_PROBLEM DETAILS:_
Pick every line from the data that holds the word "this".

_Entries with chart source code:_
## Start
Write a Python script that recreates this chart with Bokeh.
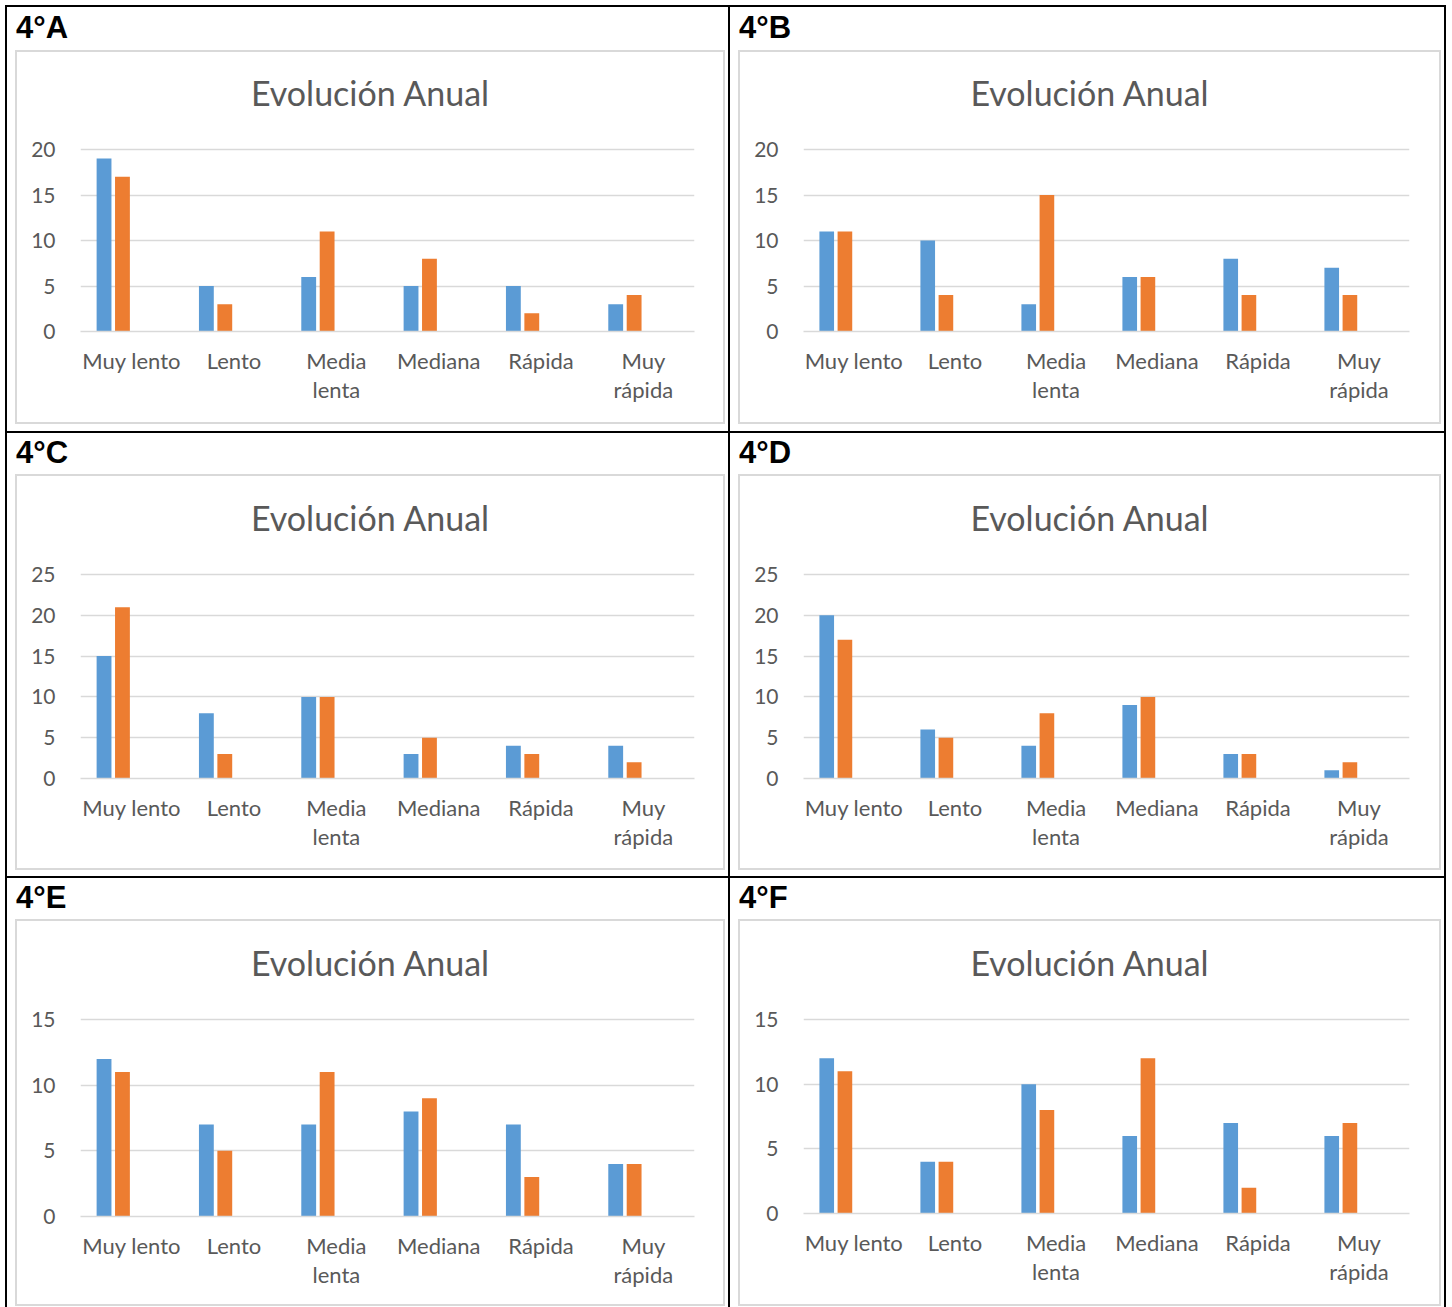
import numpy as np
from bokeh.plotting import figure
from bokeh.models import Range1d, FixedTicker, Div
from bokeh.layouts import row, column
from bokeh.embed import file_html
from bokeh.resources import INLINE

# ---------------- data ----------------
categories = ["Muy lento", "Lento", "Media\nlenta", "Mediana", "Rápida", "Muy\nrápida"]
panel_names = ["4°A", "4°B", "4°C", "4°D", "4°E", "4°F"]
chart_title = "Evolución Anual"

serie1_A = [19, 5, 6, 5, 5, 3]
serie2_A = [17, 3, 11, 8, 2, 4]
serie1_B = [11, 10, 3, 6, 8, 7]
serie2_B = [11, 4, 15, 6, 4, 4]
serie1_C = [15, 8, 10, 3, 4, 4]
serie2_C = [21, 3, 10, 5, 3, 2]
serie1_D = [20, 6, 4, 9, 3, 1]
serie2_D = [17, 5, 8, 10, 3, 2]
serie1_E = [12, 7, 7, 8, 7, 4]
serie2_E = [11, 5, 11, 9, 3, 4]
serie1_F = [12, 4, 10, 6, 7, 6]
serie2_F = [11, 4, 8, 12, 2, 7]

axis_max = [20, 20, 25, 25, 15, 15]
axis_step = 5

series1 = [serie1_A, serie1_B, serie1_C, serie1_D, serie1_E, serie1_F]
series2 = [serie2_A, serie2_B, serie2_C, serie2_D, serie2_E, serie2_F]

# ---------------- styles / geometry ----------------
BLUE = "#5B9BD5"
ORANGE = "#ED7D31"
TEXT = "#595959"
GRID = "#D9D9D9"
FONT = "Lato"
BL = 2  # black rule width

col_w = [721, 714]           # cell interior widths
row_h = [424, 443, 429]      # cell interior heights
row_top = [7, 433, 878]      # absolute y of cell interiors

# per row: label height, label line-height, gray box outer height, title div height/line-height,
#          gridline top / bottom (abs y) per column
row_cfg = [
    dict(lab_h=43, lab_lh=42, box_h=374, title_h=64, title_lh=82, gt=[149, 149], gb=[331, 331]),
    dict(lab_h=41, lab_lh=40, box_h=396, title_h=64, title_lh=84, gt=[574, 574], gb=[778, 778]),
    dict(lab_h=41, lab_lh=40, box_h=387, title_h=64, title_lh=84, gt=[1019, 1019], gb=[1216, 1213]),
]
box_w = [710, 703]           # gray box outer widths
box_inset = 8
frame_left_in = 63           # frame left from gray box inner left
frame_right_in = [29, 30]    # frame right margin inside gray box
PAD_TOP = 3

OFF1, OFF2, BAR_W = -0.27, -0.09, 0.145


def blank(w, h, color=None):
    st = {"background-color": color} if color else {}
    return Div(text="", width=int(w), height=int(h), margin=0, styles=st)


def make_fig(i, r, c, fig_w, fig_h, fig_top_abs):
    cfg = row_cfg[r]
    gt, gb = cfg["gt"][c], cfg["gb"][c]
    ymax = axis_max[i]
    ncat = len(categories)
    ppu = (gb - gt) / ymax
    y_end = ymax + PAD_TOP / ppu

    p = figure(width=fig_w, height=fig_h, output_backend="svg", toolbar_location=None,
               x_range=Range1d(0, ncat), y_range=Range1d(0, y_end),
               min_border_left=frame_left_in, min_border_right=frame_right_in[c],
               min_border_top=int(round(gt - PAD_TOP - fig_top_abs)),
               min_border_bottom=int(round(fig_top_abs + fig_h - gb)), margin=0)
    p.outline_line_color = None
    p.background_fill_color = "white"
    p.border_fill_color = "white"

    idx = np.arange(ncat) + 0.5
    p.vbar(x=idx + OFF1, top=series1[i], bottom=0, width=BAR_W, fill_color=BLUE, line_color=None)
    p.vbar(x=idx + OFF2, top=series2[i], bottom=0, width=BAR_W, fill_color=ORANGE, line_color=None)

    p.xaxis.ticker = FixedTicker(ticks=list(idx))
    p.xaxis.major_label_overrides = {float(t): lab for t, lab in zip(idx, categories)}
    p.xaxis.axis_line_color = GRID
    p.xaxis.axis_line_width = 1.5
    p.xaxis.major_tick_line_color = None
    p.xaxis.minor_tick_line_color = None
    p.xaxis.major_label_text_color = TEXT
    p.xaxis.major_label_text_font = FONT
    p.xaxis.major_label_text_font_size = "22px"
    p.xaxis.major_label_text_line_height = 1.11
    p.xaxis.major_label_standoff = 9

    p.yaxis.ticker = FixedTicker(ticks=list(range(0, ymax + 1, axis_step)))
    p.yaxis.axis_line_color = None
    p.yaxis.major_tick_line_color = None
    p.yaxis.minor_tick_line_color = None
    p.yaxis.major_label_text_color = TEXT
    p.yaxis.major_label_text_font = FONT
    p.yaxis.major_label_text_font_size = "21px"
    p.yaxis.major_label_standoff = 19

    p.xgrid.grid_line_color = None
    p.ygrid.grid_line_color = GRID
    p.ygrid.grid_line_width = 1.5
    return p


def make_cell(i, r, c):
    cfg = row_cfg[r]
    cw, ch = col_w[c], row_h[r]
    bw, bh = box_w[c], cfg["box_h"]
    iw, ih = bw - 4, bh - 4
    label = Div(text=panel_names[i], width=cw, height=cfg["lab_h"], margin=0,
                styles={"font-family": "Liberation Sans, Arial, sans-serif", "font-weight": "bold",
                        "font-size": "31px", "line-height": f"{cfg['lab_lh']}px",
                        "text-indent": "9px", "color": "black", "white-space": "nowrap"})
    title = Div(text=chart_title, width=iw, height=cfg["title_h"], margin=0,
                styles={"font-family": FONT, "font-size": "34px", "color": TEXT,
                        "text-align": "center", "line-height": f"{cfg['title_lh']}px",
                        "white-space": "nowrap"})
    inner_top_abs = row_top[r] + cfg["lab_h"] + 2
    fig_top_abs = inner_top_abs + cfg["title_h"]
    fig_h = ih - cfg["title_h"]
    fig = make_fig(i, r, c, iw, fig_h, fig_top_abs)
    inner = column(blank(iw, 2, GRID), title, fig, blank(iw, 2, GRID), spacing=0)
    box = row(blank(2, bh, GRID), inner, blank(2, bh, GRID), spacing=0)
    box_row = row(blank(box_inset, bh), box, blank(cw - box_inset - bw, bh), spacing=0)
    return column(label, box_row, blank(cw, ch - cfg["lab_h"] - bh), spacing=0)


total_w = 5 + BL + col_w[0] + BL + col_w[1] + BL + 6
rows = [blank(total_w, 5)]
k = 0
for r in range(3):
    rows.append(row(blank(5, BL), blank(total_w - 11, BL, "black"), blank(6, BL), spacing=0))
    h = row_h[r]
    cells = [make_cell(k, r, 0), make_cell(k + 1, r, 1)]
    k += 2
    rows.append(row(blank(5, h), blank(BL, h, "black"), cells[0], blank(BL, h, "black"),
                    cells[1], blank(BL, h, "black"), blank(6, h), spacing=0))

layout = column(*rows, spacing=0, styles={"background-color": "white"})

open("out.html", "w").write(file_html(layout, INLINE))
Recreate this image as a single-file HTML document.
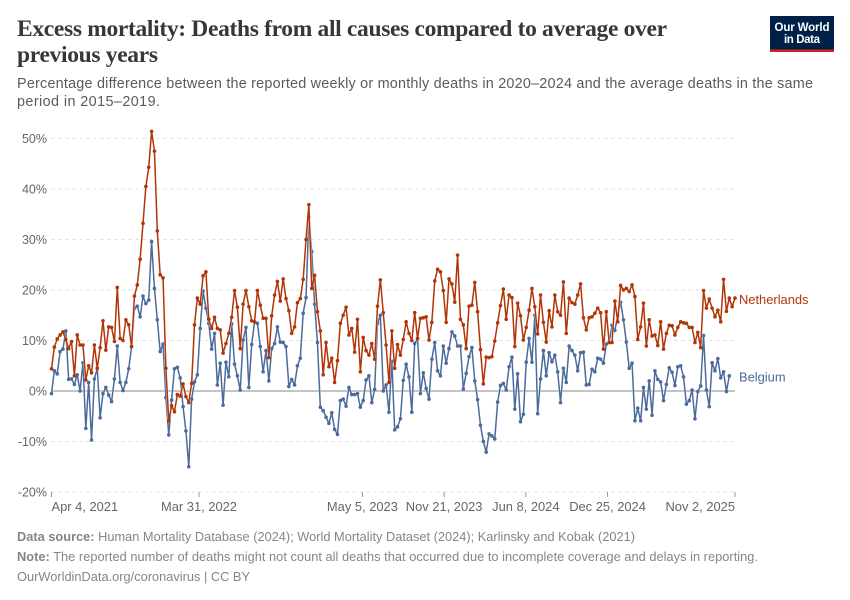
## End
_TASK RESULT:_
Write a Python script that recreates this chart with Bokeh.
Recreate this image as a single-file HTML document.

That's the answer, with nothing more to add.